Entries with chart source code:
####################

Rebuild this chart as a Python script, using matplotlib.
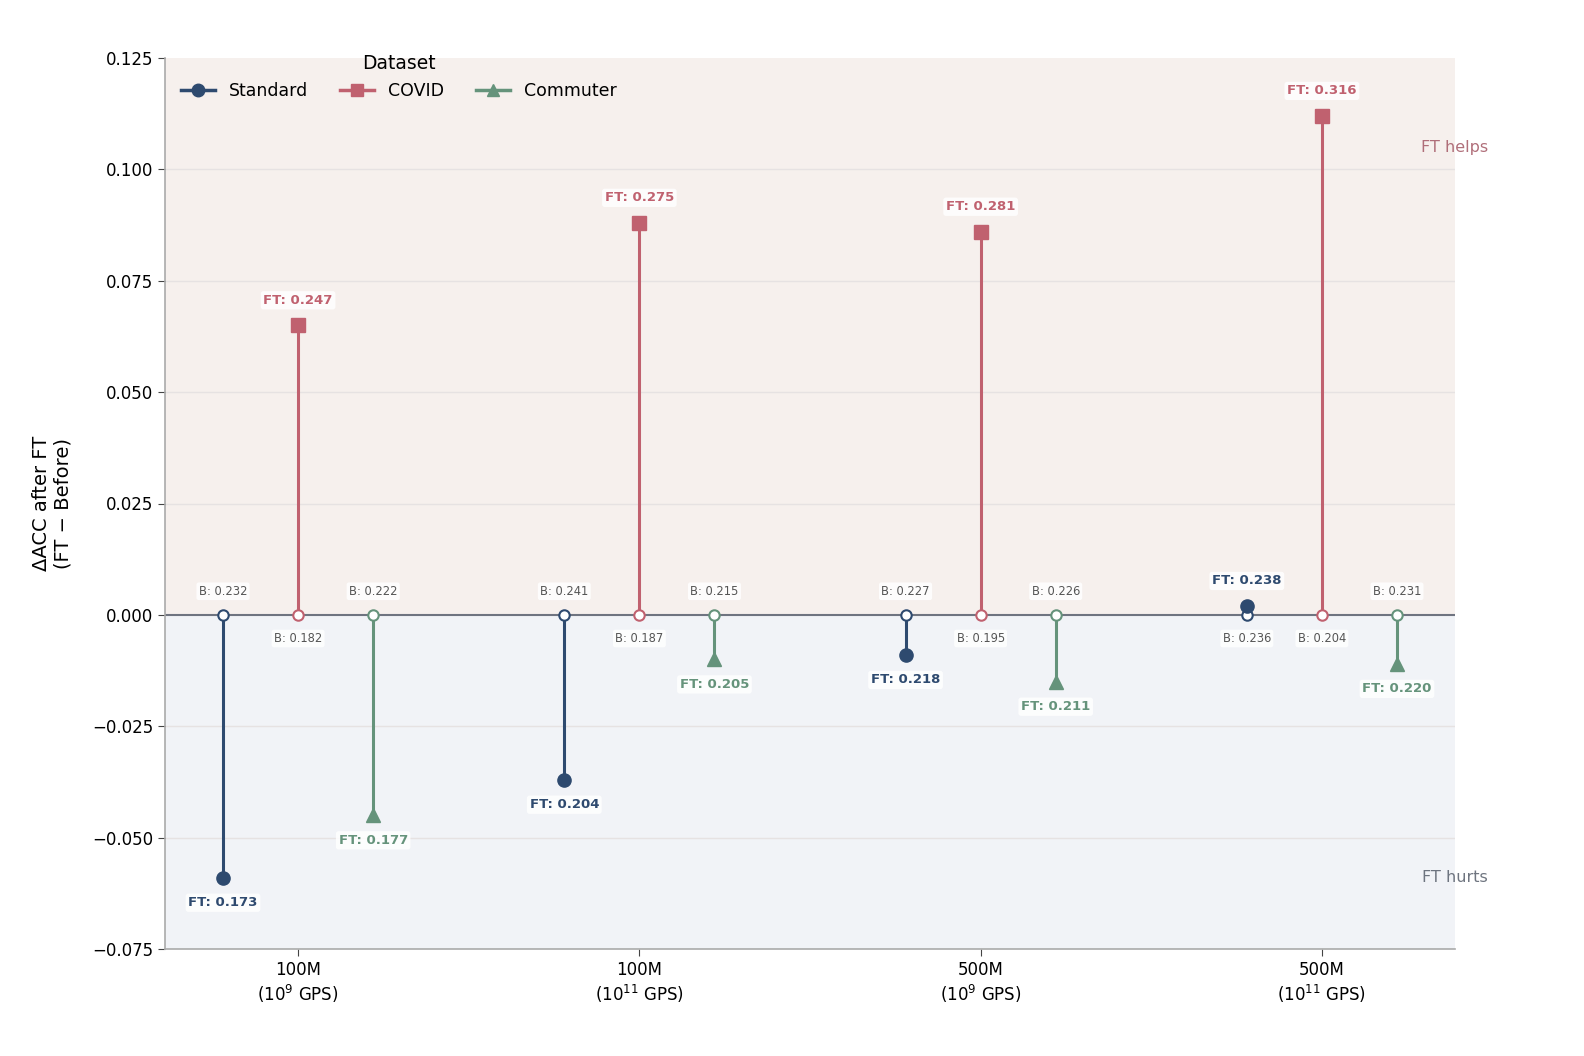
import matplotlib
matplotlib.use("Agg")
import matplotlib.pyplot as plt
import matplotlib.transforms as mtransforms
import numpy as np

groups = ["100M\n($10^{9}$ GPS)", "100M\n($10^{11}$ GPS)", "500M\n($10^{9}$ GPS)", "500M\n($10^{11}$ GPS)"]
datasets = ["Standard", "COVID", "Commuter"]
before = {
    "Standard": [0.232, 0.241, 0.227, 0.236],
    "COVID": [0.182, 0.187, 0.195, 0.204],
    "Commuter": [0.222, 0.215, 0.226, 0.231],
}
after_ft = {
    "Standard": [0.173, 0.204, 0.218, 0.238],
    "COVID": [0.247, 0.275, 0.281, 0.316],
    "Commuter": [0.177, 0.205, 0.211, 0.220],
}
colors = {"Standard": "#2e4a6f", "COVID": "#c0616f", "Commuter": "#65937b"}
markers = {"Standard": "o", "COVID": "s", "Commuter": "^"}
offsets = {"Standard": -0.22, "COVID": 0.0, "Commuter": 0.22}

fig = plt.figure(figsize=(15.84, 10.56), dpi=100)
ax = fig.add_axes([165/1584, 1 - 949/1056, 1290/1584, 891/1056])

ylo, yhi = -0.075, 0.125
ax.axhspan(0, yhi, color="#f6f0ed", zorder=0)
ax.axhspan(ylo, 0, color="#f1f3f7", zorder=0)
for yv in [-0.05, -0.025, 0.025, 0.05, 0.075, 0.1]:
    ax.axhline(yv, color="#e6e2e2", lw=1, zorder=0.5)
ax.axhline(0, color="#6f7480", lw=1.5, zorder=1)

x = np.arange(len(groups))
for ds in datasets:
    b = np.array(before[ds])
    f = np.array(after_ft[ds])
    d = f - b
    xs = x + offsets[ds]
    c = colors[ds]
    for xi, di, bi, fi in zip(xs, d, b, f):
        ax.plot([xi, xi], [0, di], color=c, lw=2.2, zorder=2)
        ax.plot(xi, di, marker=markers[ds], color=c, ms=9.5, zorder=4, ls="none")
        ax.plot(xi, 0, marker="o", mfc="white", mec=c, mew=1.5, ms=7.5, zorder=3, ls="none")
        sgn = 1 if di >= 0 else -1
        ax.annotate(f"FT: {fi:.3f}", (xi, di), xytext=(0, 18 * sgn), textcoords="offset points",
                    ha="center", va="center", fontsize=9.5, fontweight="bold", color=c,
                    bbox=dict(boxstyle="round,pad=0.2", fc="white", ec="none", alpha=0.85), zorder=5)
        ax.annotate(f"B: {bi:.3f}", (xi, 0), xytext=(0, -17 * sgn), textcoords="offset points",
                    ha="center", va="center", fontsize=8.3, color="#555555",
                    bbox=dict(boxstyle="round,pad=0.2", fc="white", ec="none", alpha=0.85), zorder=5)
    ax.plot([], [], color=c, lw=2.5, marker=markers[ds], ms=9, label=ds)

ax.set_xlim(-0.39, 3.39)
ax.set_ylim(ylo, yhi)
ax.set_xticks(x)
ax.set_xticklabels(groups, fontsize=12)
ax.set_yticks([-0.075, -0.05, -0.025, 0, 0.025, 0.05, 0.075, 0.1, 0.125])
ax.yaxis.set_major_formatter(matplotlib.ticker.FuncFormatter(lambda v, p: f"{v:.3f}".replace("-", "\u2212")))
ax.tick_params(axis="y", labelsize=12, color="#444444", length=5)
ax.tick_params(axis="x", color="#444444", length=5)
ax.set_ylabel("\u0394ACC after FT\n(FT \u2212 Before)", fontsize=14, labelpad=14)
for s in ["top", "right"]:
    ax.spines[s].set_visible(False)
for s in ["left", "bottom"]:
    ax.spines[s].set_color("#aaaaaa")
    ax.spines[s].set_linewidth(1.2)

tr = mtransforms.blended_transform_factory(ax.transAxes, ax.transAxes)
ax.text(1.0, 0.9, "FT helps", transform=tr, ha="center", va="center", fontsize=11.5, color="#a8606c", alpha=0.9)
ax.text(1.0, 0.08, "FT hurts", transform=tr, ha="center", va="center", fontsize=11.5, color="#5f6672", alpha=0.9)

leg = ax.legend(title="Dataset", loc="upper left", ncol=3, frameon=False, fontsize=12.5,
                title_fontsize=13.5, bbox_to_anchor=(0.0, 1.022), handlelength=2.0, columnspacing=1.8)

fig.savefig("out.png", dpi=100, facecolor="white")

####################

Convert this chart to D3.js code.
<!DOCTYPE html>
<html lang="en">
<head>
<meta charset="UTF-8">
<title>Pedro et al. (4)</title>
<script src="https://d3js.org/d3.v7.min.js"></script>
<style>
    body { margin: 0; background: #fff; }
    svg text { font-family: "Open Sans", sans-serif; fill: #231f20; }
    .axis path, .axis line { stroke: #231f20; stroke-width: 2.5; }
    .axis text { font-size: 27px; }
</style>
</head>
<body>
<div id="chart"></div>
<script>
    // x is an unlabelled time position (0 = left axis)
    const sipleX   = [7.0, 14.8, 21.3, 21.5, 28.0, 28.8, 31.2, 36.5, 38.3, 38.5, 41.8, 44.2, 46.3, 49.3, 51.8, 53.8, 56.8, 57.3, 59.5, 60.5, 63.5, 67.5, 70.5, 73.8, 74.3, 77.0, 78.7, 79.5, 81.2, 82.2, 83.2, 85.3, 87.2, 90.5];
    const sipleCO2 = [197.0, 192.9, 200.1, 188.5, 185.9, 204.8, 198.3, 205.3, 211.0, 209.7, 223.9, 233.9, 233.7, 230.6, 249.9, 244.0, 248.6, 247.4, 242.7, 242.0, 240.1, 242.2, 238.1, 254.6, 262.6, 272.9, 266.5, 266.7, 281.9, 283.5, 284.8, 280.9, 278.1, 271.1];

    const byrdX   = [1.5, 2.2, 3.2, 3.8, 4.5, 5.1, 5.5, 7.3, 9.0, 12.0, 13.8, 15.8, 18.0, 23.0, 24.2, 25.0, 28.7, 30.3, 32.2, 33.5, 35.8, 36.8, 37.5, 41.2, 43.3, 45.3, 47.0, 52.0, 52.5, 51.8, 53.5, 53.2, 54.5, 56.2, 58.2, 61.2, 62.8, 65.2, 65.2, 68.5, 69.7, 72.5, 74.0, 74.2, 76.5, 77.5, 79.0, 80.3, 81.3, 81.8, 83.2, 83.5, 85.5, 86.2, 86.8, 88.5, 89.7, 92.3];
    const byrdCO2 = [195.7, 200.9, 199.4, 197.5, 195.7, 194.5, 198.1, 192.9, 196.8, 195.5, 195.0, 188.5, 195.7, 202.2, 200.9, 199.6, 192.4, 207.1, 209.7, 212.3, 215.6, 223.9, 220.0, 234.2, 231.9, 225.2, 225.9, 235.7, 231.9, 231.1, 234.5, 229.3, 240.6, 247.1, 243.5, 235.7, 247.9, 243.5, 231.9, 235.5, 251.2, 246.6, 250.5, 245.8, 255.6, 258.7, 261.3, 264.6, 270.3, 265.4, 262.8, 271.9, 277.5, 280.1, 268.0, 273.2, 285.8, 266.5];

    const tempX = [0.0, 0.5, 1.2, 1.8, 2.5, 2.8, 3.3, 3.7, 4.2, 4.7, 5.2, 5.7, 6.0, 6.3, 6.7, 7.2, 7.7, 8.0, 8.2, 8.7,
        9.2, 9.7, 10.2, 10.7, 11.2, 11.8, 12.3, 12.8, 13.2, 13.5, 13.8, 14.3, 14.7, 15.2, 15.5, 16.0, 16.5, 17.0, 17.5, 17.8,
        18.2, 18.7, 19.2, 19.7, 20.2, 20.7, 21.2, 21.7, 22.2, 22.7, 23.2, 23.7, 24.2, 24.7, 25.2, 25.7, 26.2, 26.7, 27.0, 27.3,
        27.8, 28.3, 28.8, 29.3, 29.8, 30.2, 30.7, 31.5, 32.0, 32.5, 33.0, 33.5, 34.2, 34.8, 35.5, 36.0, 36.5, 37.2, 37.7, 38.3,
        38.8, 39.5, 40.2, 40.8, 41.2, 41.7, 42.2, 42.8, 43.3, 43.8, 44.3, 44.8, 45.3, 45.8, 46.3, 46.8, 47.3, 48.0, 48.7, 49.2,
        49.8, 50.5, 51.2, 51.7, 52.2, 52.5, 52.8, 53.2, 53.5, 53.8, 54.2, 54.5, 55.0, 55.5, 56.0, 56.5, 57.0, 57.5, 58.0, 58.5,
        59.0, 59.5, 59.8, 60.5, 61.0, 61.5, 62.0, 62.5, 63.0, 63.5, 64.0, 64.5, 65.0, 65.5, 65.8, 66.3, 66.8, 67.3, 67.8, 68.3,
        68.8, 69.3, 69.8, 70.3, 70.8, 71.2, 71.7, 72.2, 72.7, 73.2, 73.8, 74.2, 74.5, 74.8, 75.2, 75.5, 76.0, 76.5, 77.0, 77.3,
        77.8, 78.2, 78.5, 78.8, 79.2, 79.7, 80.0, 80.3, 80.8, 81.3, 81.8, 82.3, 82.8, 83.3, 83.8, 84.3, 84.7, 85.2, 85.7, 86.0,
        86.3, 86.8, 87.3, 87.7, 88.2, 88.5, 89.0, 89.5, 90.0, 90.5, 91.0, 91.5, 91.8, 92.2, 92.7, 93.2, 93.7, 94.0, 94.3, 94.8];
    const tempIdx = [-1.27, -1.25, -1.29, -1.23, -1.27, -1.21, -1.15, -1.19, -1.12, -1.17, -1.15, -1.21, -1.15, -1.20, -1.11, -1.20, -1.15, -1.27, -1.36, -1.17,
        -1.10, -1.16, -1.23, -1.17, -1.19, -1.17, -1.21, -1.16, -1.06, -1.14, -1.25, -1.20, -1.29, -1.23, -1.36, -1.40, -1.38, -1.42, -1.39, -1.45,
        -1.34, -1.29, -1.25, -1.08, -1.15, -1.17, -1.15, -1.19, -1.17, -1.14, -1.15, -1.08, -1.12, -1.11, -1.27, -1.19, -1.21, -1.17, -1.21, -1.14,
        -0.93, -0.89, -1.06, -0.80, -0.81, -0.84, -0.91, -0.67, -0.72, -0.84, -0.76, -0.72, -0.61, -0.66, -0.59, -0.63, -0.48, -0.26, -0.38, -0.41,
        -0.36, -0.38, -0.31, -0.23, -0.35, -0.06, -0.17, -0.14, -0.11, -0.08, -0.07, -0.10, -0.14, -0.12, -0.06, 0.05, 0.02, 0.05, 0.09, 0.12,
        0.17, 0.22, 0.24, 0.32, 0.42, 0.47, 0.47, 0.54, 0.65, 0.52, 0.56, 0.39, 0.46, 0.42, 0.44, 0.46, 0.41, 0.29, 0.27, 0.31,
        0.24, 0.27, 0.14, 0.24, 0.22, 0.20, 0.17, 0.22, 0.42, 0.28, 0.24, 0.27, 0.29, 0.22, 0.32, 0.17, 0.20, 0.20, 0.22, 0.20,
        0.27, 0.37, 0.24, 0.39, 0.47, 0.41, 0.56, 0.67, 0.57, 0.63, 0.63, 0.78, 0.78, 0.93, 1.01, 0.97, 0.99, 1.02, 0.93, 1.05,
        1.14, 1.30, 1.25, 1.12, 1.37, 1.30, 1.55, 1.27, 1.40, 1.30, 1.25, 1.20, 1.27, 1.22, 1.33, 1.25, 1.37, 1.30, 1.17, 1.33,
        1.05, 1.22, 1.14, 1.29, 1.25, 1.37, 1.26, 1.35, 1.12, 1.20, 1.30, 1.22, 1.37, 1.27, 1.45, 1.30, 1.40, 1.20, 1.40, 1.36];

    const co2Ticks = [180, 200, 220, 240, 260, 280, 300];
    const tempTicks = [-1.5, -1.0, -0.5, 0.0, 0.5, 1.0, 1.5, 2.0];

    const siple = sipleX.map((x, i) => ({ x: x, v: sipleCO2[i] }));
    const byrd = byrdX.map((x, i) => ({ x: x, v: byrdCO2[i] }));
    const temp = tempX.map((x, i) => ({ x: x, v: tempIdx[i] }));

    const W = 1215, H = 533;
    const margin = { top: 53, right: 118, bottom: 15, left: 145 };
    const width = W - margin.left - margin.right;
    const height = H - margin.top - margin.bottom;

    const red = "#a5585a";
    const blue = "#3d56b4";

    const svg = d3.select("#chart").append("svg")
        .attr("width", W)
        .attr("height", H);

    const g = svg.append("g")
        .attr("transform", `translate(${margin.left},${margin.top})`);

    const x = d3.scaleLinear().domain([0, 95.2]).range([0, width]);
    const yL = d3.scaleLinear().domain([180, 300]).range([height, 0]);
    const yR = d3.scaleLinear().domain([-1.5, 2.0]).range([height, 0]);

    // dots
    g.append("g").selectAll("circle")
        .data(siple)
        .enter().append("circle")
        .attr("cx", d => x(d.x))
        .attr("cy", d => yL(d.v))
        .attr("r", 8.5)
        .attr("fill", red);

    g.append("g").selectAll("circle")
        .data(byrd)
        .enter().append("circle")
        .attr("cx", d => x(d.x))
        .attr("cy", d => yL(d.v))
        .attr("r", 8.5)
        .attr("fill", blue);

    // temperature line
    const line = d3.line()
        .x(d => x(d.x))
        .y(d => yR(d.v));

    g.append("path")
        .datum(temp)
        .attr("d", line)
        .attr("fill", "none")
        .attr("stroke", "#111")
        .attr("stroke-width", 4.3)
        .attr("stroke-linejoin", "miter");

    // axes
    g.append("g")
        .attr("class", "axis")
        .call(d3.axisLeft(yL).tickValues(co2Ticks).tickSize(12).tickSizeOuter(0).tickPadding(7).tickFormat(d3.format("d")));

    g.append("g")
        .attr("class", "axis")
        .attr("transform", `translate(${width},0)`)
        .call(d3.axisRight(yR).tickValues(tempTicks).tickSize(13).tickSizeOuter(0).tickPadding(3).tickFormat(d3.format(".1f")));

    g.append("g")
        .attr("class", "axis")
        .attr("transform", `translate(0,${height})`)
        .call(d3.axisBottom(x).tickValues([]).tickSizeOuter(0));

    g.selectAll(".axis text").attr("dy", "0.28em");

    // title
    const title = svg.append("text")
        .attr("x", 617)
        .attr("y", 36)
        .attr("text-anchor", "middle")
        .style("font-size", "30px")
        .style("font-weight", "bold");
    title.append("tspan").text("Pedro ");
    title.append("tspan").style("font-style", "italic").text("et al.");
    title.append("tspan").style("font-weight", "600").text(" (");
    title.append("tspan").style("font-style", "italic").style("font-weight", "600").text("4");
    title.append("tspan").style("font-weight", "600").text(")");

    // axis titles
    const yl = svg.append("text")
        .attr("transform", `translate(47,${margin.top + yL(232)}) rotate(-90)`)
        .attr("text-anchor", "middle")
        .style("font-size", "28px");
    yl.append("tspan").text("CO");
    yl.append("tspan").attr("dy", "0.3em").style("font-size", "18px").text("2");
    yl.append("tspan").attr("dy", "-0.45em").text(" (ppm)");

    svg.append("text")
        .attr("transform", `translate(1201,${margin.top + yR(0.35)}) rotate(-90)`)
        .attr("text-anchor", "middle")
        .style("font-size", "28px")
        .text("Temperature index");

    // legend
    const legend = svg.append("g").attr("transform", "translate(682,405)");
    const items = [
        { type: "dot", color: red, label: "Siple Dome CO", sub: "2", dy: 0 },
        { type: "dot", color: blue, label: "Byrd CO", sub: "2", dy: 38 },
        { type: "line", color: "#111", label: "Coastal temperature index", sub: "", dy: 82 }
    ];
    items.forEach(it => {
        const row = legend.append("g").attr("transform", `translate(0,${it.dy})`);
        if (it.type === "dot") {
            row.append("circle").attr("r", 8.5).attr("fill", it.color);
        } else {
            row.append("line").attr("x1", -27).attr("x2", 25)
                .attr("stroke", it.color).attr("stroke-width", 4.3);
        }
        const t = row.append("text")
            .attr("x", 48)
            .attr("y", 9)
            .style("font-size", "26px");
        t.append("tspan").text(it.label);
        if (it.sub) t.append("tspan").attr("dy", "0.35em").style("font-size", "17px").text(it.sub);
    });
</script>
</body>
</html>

####################

Copy every line of the listing that includes the string "matplotlib".

Rebuild this chart as a Python script, using matplotlib.
import matplotlib
matplotlib.use("Agg")
import matplotlib.pyplot as plt
import matplotlib.transforms as mtransforms
ax.yaxis.set_major_formatter(matplotlib.ticker.FuncFormatter(lambda v, p: f"{v:.3f}".replace("-", "\u2212")))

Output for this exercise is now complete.